The 19th Amendment

The Constitution of the United States, Amendment 19

"The right of citizens of the United States to vote shall not be denied or abridged by the United States or by any State on account of sex."
"Congress shall have power to enforce this article by appropriate legislation."

The passing of the 19th amendment was the conclusion of battle that included many groups who went through sometimes inhumane consequences for supporting women's suffrage.  Iron Jawed Angels portrayed the end of the battle, focusing on key points that lead to the ratification of the amendment.
NAWSA Involvement
During 1917 NAWSA was the worlds largest voluntary organization in the country with over two million followers.  Carrie Chapman Catt was the clubs president, taken a different way of handling things than the National Womens Party.  In a 1916 NAWSA convention Carrie Catt revealed her 'winning plan' which focused on the lobbying at the state and local levels.
Catt was a women with a vision for the future and planned ahead by forming a group of women supporting Woodrow Wilson as he was feeling the pressure of the war.  Though many of NAWSA disagreed with her stance on supporting the president, they were blind to the affect it would have on the future.  With this support from Catt, Woodrow Wilson in return showed favor for Womans suffrage in the long run.  He made personal pleas to anti suffragists and even delivered speechs in behalf of womens suffrage.

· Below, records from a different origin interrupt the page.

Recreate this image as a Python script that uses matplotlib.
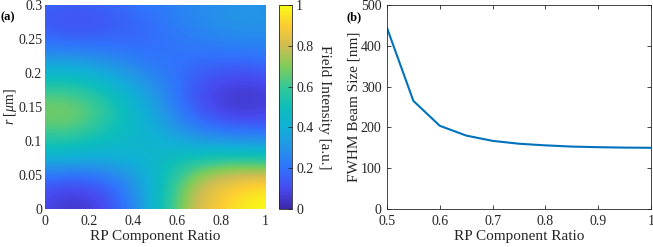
import numpy as np
import matplotlib.pyplot as plt
from matplotlib.colors import LinearSegmentedColormap

plt.rcParams['font.family'] = ['Liberation Serif', 'DejaVu Serif']
plt.rcParams['mathtext.fontset'] = 'custom'
plt.rcParams['mathtext.rm'] = 'Liberation Serif'
plt.rcParams['mathtext.it'] = 'Liberation Serif:italic'

# (a) field intensity at grid points
rp_ratio = [0.0, 0.1, 0.2, 0.3, 0.4, 0.5, 0.6, 0.7, 0.8, 0.9, 1.0]
r_um = [0.0, 0.025, 0.05, 0.075, 0.1, 0.125, 0.15, 0.175, 0.2, 0.225, 0.25, 0.275, 0.3]
# one row per r value, one column per RP ratio
intensity = [
    [0.09, 0.05, 0.06, 0.12, 0.25, 0.45, 0.66, 0.83, 0.90, 0.97, 1.00],
    [0.11, 0.08, 0.09, 0.15, 0.27, 0.45, 0.64, 0.81, 0.88, 0.94, 0.97],
    [0.21, 0.20, 0.20, 0.25, 0.33, 0.45, 0.58, 0.72, 0.78, 0.81, 0.81],
    [0.41, 0.41, 0.39, 0.40, 0.42, 0.45, 0.50, 0.52, 0.55, 0.55, 0.54],
    [0.55, 0.55, 0.51, 0.47, 0.44, 0.42, 0.38, 0.33, 0.31, 0.30, 0.29],
    [0.66, 0.67, 0.62, 0.54, 0.46, 0.38, 0.28, 0.20, 0.15, 0.13, 0.13],
    [0.69, 0.68, 0.64, 0.55, 0.44, 0.34, 0.22, 0.12, 0.07, 0.05, 0.07],
    [0.59, 0.59, 0.55, 0.47, 0.38, 0.30, 0.20, 0.12, 0.08, 0.06, 0.08],
    [0.44, 0.44, 0.41, 0.36, 0.30, 0.24, 0.20, 0.15, 0.13, 0.12, 0.14],
    [0.29, 0.28, 0.27, 0.25, 0.22, 0.20, 0.20, 0.20, 0.20, 0.20, 0.22],
    [0.18, 0.16, 0.16, 0.17, 0.17, 0.19, 0.22, 0.24, 0.26, 0.27, 0.27],
    [0.14, 0.12, 0.12, 0.14, 0.17, 0.20, 0.24, 0.27, 0.30, 0.31, 0.30],
    [0.17, 0.15, 0.16, 0.17, 0.20, 0.22, 0.25, 0.27, 0.29, 0.30, 0.30],
]

# (b) FWHM beam size
fwhm_ratio = [0.5, 0.55, 0.6, 0.65, 0.7, 0.75, 0.8, 0.85, 0.9, 0.95, 1.0]
fwhm_nm = [444, 265, 204, 180, 167, 160, 156, 153, 151.5, 150.5, 150]

parula = LinearSegmentedColormap.from_list('parula', [
    (0.2422, 0.1504, 0.6603), (0.2800, 0.2900, 0.9400), (0.1900, 0.4500, 0.9900),
    (0.1400, 0.5800, 0.9100), (0.0650, 0.6900, 0.8400), (0.0500, 0.7450, 0.7300),
    (0.2100, 0.7850, 0.5900), (0.5000, 0.8000, 0.3500), (0.8100, 0.7400, 0.3200),
    (0.9900, 0.8000, 0.2000), (0.9769, 0.9839, 0.0805)])

dark = (0.15, 0.15, 0.15)
fig = plt.figure(figsize=(6.53, 2.47), dpi=100)

ax1 = fig.add_axes([0.0689, 0.1538, 0.337, 0.826])
dx = (rp_ratio[1] - rp_ratio[0]) / 2
dy = (r_um[1] - r_um[0]) / 2
im = ax1.imshow(np.array(intensity), origin='lower', aspect='auto', cmap=parula,
                vmin=0, vmax=1, interpolation='bicubic',
                extent=[rp_ratio[0] - dx, rp_ratio[-1] + dx, r_um[0] - dy, r_um[-1] + dy])
ax1.set_xlim(0, 1)
ax1.set_ylim(0, 0.3)
ax1.set_xticks([0, 0.2, 0.4, 0.6, 0.8, 1])
ax1.set_xticklabels(['0', '0.2', '0.4', '0.6', '0.8', '1'])
ax1.set_yticks([0, 0.05, 0.1, 0.15, 0.2, 0.25, 0.3])
ax1.set_yticklabels(['0', '0.05', '0.1', '0.15', '0.2', '0.25', '0.3'])
ax1.tick_params(axis='x', length=0, labelsize=10, colors=dark, pad=4)
ax1.tick_params(axis='y', length=0, labelsize=10, colors=dark, pad=2)
for s in ax1.spines.values():
    s.set_visible(False)
ax1.set_xlabel('RP Component Ratio', fontsize=11, color=dark, labelpad=2)
ax1.set_ylabel(r'$r$ [$\mu$m]', fontsize=10, color=dark)
ax1.yaxis.set_label_coords(-0.12, 0.5)
ax1.text(-0.2, 0.94, '(a)', transform=ax1.transAxes, fontsize=9,
         fontweight='bold', color='black', ha='left', va='center')

cax = fig.add_axes([0.4273, 0.1538, 0.0199, 0.826])
cb = fig.colorbar(im, cax=cax)
cb.set_ticks([0, 0.2, 0.4, 0.6, 0.8, 1])
cb.set_ticklabels(['0', '0.2', '0.4', '0.6', '0.8', '1'])
cax.tick_params(direction='in', length=3, width=0.6, labelsize=10, colors=dark, pad=3)
cb.outline.set_edgecolor(dark)
cb.outline.set_linewidth(0.6)
cb.set_label('Field Intensity [a.u.]', fontsize=11, color=dark, rotation=270, labelpad=13)

ax2 = fig.add_axes([0.5926, 0.1538, 0.4043, 0.826])
ax2.plot(fwhm_ratio, fwhm_nm, color=(0, 0.447, 0.741), lw=1.5)
ax2.set_xlim(0.5, 1)
ax2.set_ylim(0, 500)
ax2.set_xticks([0.5, 0.6, 0.7, 0.8, 0.9, 1])
ax2.set_xticklabels(['0.5', '0.6', '0.7', '0.8', '0.9', '1'])
ax2.set_yticks([0, 100, 200, 300, 400, 500])
ax2.tick_params(direction='in', length=3, width=0.6, labelsize=10, colors=dark,
                top=True, right=True, pad=4)
for s in ax2.spines.values():
    s.set_color(dark)
    s.set_linewidth(0.6)
ax2.set_xlabel('RP Component Ratio', fontsize=11, color=dark, labelpad=2)
ax2.set_ylabel('FWHM Beam Size [nm]', fontsize=11, color=dark)
ax2.yaxis.set_label_coords(-0.102, 0.5)
ax2.text(-0.152, 0.94, '(b)', transform=ax2.transAxes, fontsize=9,
         fontweight='bold', color='black', ha='left', va='center')

fig.savefig('out.png', dpi=100)
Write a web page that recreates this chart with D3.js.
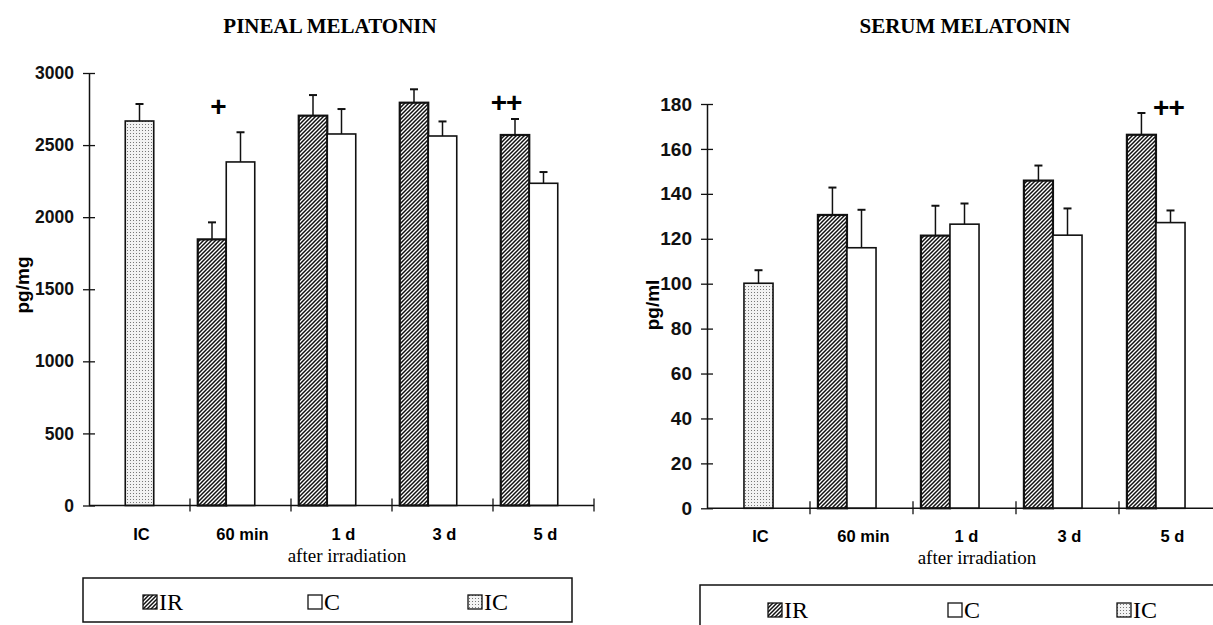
<!DOCTYPE html>
<html>
<head>
<meta charset="utf-8">
<script src="https://cdn.jsdelivr.net/npm/d3@7"></script>
<style>
  body { margin: 0; background: #fff; }
  svg { display: block; }
</style>
</head>
<body>
<svg id="chart" width="1213" height="625"></svg>
<script>
    'use strict';

    // data
    var categories = ['IC', '60 min', '1 d', '3 d', '5 d'];
    var series = ['IR', 'C', 'IC'];

    var pinealIR    = [null, 1846, 2704, 2794, 2570];
    var pinealIRErr = [null, 118, 143, 93, 111];
    var pinealC     = [null, 2383, 2577, 2563, 2235];
    var pinealCErr  = [null, 206, 173, 101, 78];
    var pinealIC    = [2667, null, null, null, null];
    var pinealICErr = [118, null, null, null, null];
    var pinealMarks = [null, '+', null, null, '++'];
    var pinealMarkAt = [null, 2765, null, null, 2790];
    var pinealTicks = [0, 500, 1000, 1500, 2000, 2500, 3000];

    var serumIR    = [null, 130.6, 121.4, 145.9, 166.3];
    var serumIRErr = [null, 12.2, 13.3, 6.7, 9.7];
    var serumC     = [null, 116, 126.5, 121.6, 127.2];
    var serumCErr  = [null, 16.9, 9.2, 11.9, 5.4];
    var serumIC    = [100.2, null, null, null, null];
    var serumICErr = [5.8, null, null, null, null];
    var serumMarks = [null, null, null, null, '++'];
    var serumMarkAt = [null, null, null, null, 178];
    var serumTicks = [0, 20, 40, 60, 80, 100, 120, 140, 160, 180];

    var svg = d3.select('#chart');
    var defs = svg.append('defs');

    // hatched fill (IR)
    var hatch = defs.append('pattern').attr('id', 'hatch')
        .attr('patternUnits', 'userSpaceOnUse').attr('width', 4).attr('height', 4);
    hatch.append('rect').attr('width', 4).attr('height', 4).attr('fill', '#fff');
    hatch.append('path').attr('d', 'M-1,1 l2,-2 M0,4 l4,-4 M3,5 l2,-2')
        .attr('stroke', '#111').attr('stroke-width', 1.5);

    // dotted fill (IC)
    var dots = defs.append('pattern').attr('id', 'dots')
        .attr('patternUnits', 'userSpaceOnUse').attr('width', 3).attr('height', 3);
    dots.append('rect').attr('width', 3).attr('height', 3).attr('fill', '#f2f2f2');
    dots.append('rect').attr('x', 1).attr('y', 1).attr('width', 1).attr('height', 1).attr('fill', '#777');

    var fills = {IR: 'url(#hatch)', C: '#fff', IC: 'url(#dots)'};
    var strokeW = {IR: 2.2, C: 1.6, IC: 1.6};
    // the IC bar sits in the middle slot of its group
    var slotOf = {IR: 'IR', C: 'C', IC: 'C'};

    var sans = '"Liberation Sans", Arial, sans-serif';
    var serif = '"Liberation Serif", "Times New Roman", serif';

    function panel(o) {
        var g = svg.append('g');

        var y = d3.scaleLinear().domain(o.domain).range([o.y0, o.y1]);
        var x = d3.scaleBand().domain(categories).range([o.x0, o.x1]);
        var slot = d3.scaleBand().domain(series).range([0, x.bandwidth()]).paddingOuter(0.272);

        // title
        g.append('text')
            .attr('x', o.titleX).attr('y', 33)
            .attr('text-anchor', 'middle')
            .style('font-family', serif)
            .style('font-weight', 'bold').style('font-size', '21px')
            .text(o.title);

        // y label
        g.append('text')
            .attr('transform', 'translate(' + o.ylabX + ',' + o.ylabY + ') rotate(-90)')
            .attr('text-anchor', 'middle')
            .style('font-family', sans)
            .style('font-weight', 'bold').style('font-size', '19px')
            .text(o.ylabel);

        // bars
        var rows = [];
        categories.forEach(function(c, i) {
            series.forEach(function(s) {
                var v = o.values[s][i];
                if (v == null) return;
                rows.push({cat: c, s: s, v: v, e: o.errs[s][i]});
            });
        });

        var bx = function(d) { return x(d.cat) + slot(slotOf[d.s]); };
        var cx = function(d) { return bx(d) + slot.bandwidth() / 2; };

        // error bars
        g.selectAll('line.err').data(rows).enter().append('line')
            .attr('x1', cx).attr('x2', cx)
            .attr('y1', function(d) { return y(d.v); })
            .attr('y2', function(d) { return y(d.v + d.e); })
            .attr('stroke', '#111').attr('stroke-width', 1.5);
        g.selectAll('line.cap').data(rows).enter().append('line')
            .attr('x1', function(d) { return cx(d) - 4; })
            .attr('x2', function(d) { return cx(d) + 4; })
            .attr('y1', function(d) { return y(d.v + d.e); })
            .attr('y2', function(d) { return y(d.v + d.e); })
            .attr('stroke', '#111').attr('stroke-width', 2);

        g.selectAll('rect.bar').data(rows).enter().append('rect')
            .attr('x', bx)
            .attr('y', function(d) { return y(d.v); })
            .attr('width', slot.bandwidth())
            .attr('height', function(d) { return y(0) - y(d.v); })
            .attr('fill', function(d) { return fills[d.s]; })
            .attr('stroke', '#111')
            .attr('stroke-width', function(d) { return strokeW[d.s]; });

        // significance marks
        o.marks.forEach(function(m, i) {
            if (!m) return;
            var c = categories[i];
            g.append('text')
                .attr('x', x(c) + slot('IR') + slot.bandwidth() / 2 + o.markDx[i])
                .attr('y', y(o.markAt[i]) + 9)
                .attr('text-anchor', 'middle')
                .style('font-family', sans)
                .style('font-weight', 'bold').style('font-size', '28px')
                .style('letter-spacing', '-1px')
                .text(m);
        });

        // axes
        var yAxis = d3.axisLeft(y).tickValues(o.ticks).tickFormat(d3.format('d'))
            .tickSizeInner(6).tickSizeOuter(0).tickPadding(9);
        var ya = g.append('g').attr('transform', 'translate(' + o.x0 + ',0)').call(yAxis);
        ya.selectAll('.tick line').attr('x2', 6).attr('x1', -6);
        ya.selectAll('text')
            .style('font-family', sans)
            .style('font-weight', 'bold').style('font-size', o.tickFont).attr('fill', '#111');
        ya.select('.domain').attr('stroke', '#111').attr('stroke-width', 1.5);
        ya.selectAll('.tick line').attr('stroke', '#111').attr('stroke-width', 1.3);

        var xa = g.append('g').attr('transform', 'translate(0,' + o.y0 + ')');
        xa.append('line').attr('x1', o.x0).attr('x2', o.x1).attr('stroke', '#111').attr('stroke-width', 1.5);
        xa.selectAll('line.xt').data(categories.slice(1).concat(['end'])).enter().append('line')
            .attr('x1', function(d) { return d === 'end' ? o.x1 : x(d); })
            .attr('x2', function(d) { return d === 'end' ? o.x1 : x(d); })
            .attr('y1', -7).attr('y2', 6)
            .attr('stroke', '#111').attr('stroke-width', 1.3);
        xa.selectAll('text.cat').data(categories).enter().append('text')
            .attr('x', function(d) { return x(d) + x.bandwidth() / 2 + 2; })
            .attr('y', 34)
            .attr('text-anchor', 'middle')
            .style('font-family', sans)
            .style('font-weight', 'bold').style('font-size', '16.5px')
            .text(function(d) { return d; });

        g.append('text')
            .attr('x', o.afterX).attr('y', o.y0 + 56)
            .attr('text-anchor', 'middle')
            .style('font-family', serif)
            .style('font-size', '19px')
            .text('after irradiation');

        // legend
        var lg = g.append('g');
        lg.append('rect')
            .attr('x', o.leg.x).attr('y', o.leg.y).attr('width', o.leg.w).attr('height', o.leg.h)
            .attr('fill', 'none').attr('stroke', '#111').attr('stroke-width', 1.5);
        series.forEach(function(s, i) {
            var sx = o.leg.items[i];
            lg.append('rect')
                .attr('x', sx).attr('y', o.leg.cy - 7).attr('width', 14).attr('height', 14)
                .attr('fill', fills[s]).attr('stroke', '#111').attr('stroke-width', 1.3);
            lg.append('text')
                .attr('x', sx + 16).attr('y', o.leg.cy + 8)
                .style('font-family', serif)
                .style('font-size', '24px')
                .text(s);
        });
    }

    panel({
        title: 'PINEAL MELATONIN', titleX: 330,
        ylabel: 'pg/mg', ylabX: 29, ylabY: 285,
        domain: [0, 3000], ticks: pinealTicks, tickFont: '17.5px',
        x0: 89, x1: 594, y0: 505.5, y1: 73,
        values: {IR: pinealIR, C: pinealC, IC: pinealIC},
        errs: {IR: pinealIRErr, C: pinealCErr, IC: pinealICErr},
        marks: pinealMarks, markAt: pinealMarkAt, markDx: [0, 6, 0, 0, -9],
        afterX: 347,
        leg: {x: 83, y: 578, w: 489, h: 44, cy: 602, items: [143, 308, 468]}
    });

    panel({
        title: 'SERUM MELATONIN', titleX: 965,
        ylabel: 'pg/ml', ylabX: 659, ylabY: 305,
        domain: [0, 180], ticks: serumTicks, tickFont: '19px',
        x0: 707, x1: 1222, y0: 508.3, y1: 104,
        values: {IR: serumIR, C: serumC, IC: serumIC},
        errs: {IR: serumIRErr, C: serumCErr, IC: serumICErr},
        marks: serumMarks, markAt: serumMarkAt, markDx: [0, 0, 0, 0, 27],
        afterX: 977,
        leg: {x: 700, y: 585, w: 540, h: 60, cy: 610, items: [768, 948, 1117]}
    });
</script>
</body>
</html>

The 'winning plan' was a conservative yet very persistence plan on the senators.  Without the support from the Senators Women would never have an oppertunity to vote.  Senators served a 6 year term allowing the Senators to pick a stance without being worried of losing election.  In the fall of 1918 the Senate once again denied the right for women to vote by winning the majority by 2 votes.  With the elections in November quickly approaching Catt continued to persist the New York Times.  In One Half the People:  The Fight for Woman Suffrage the efforts to persuade the upcoming elections were recorded.
"file cases holding...531 portfolios, 96 for the senate and 435 for the House...provided...all the known data about the senator or representative.  There were printed sketches of his life; there were facts supplied by our members in the state about his personal, political, business and religous affliations; there were reports of interviews...there was everything that could be discovered about his stand on woman suffrage and more or less about his views on other public questions."
After elections the house had a total of 117 new members and once again passed the ammendment sending it to the Senate.  With the help of 13 new Senate members the vote was passed and sent to the individually states for ratification.
The movie Iron Jawed Angels depicts Carrie Catt as a vicious woman with two goals, gain womans suffrage and stop the NWP.  She is portrayed without enthusiasm towards the 19th amendment and even with a pesimistic view towards womans suffrage.  Towards the end of the movie it depicts that Catt had jumped on the NWP bandwagon.  Also shown is that she finally started working with the President after the woman were jailed.
Though she did not agree with Alice Paul's style of gaining the amendment she still worked tirelessly at helping the amendment pass which the movie does not accurately portrays.  Without the support from Catt womans suffrage would have taken years longer, even with Alice Paul's NWP in jail.  The movie makes the viewer believe the opposite, that Alice Paul alone was the reason for the passing of the amendment which is also false.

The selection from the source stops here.